Staff Writer | October 2, 2017
Statoil said it was leading a partnership aimed at advancing Paris climate efforts through carbon capture and storage.
Statoil, Shell and Total
Oil exploration   Carbon capture and storage
Statoil said it would lead a project alongside the Norwegian subsidiaries of Royal Dutch Shell and French supermajor Total in storing carbon dioxide captured from industrial facilities in eastern Norway at an offshore site.

"Statoil believes that without carbon capture and storage, it is not realistic to meet the global climate target as defined in the Paris agreement," Irene Rummelhoff, Statoil's executive vice president for new energy solutions, said in a statement.

The International Energy Agency described carbon capture and storage as a necessary addition to other low-carbon energy technologies meant to drive down global greenhouse gas emissions.

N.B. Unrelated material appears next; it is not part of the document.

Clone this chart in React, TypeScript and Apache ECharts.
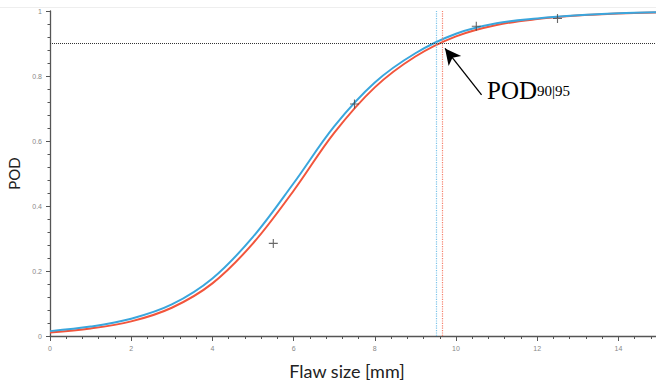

The process involves capturing carbon dioxide from sources like power plants and storing it in such a way that it won't enter the atmosphere.

To meet the benchmarks outlined in the Paris climate agreement, the IEA said CCS "will not be optional."

It's been 20 years since the start of the first large-scale CCS project, at Sleipner in Norway.

The United States, meanwhile, hosts the largest CCS project of its kind, the Petra Nova project in southwest Houston.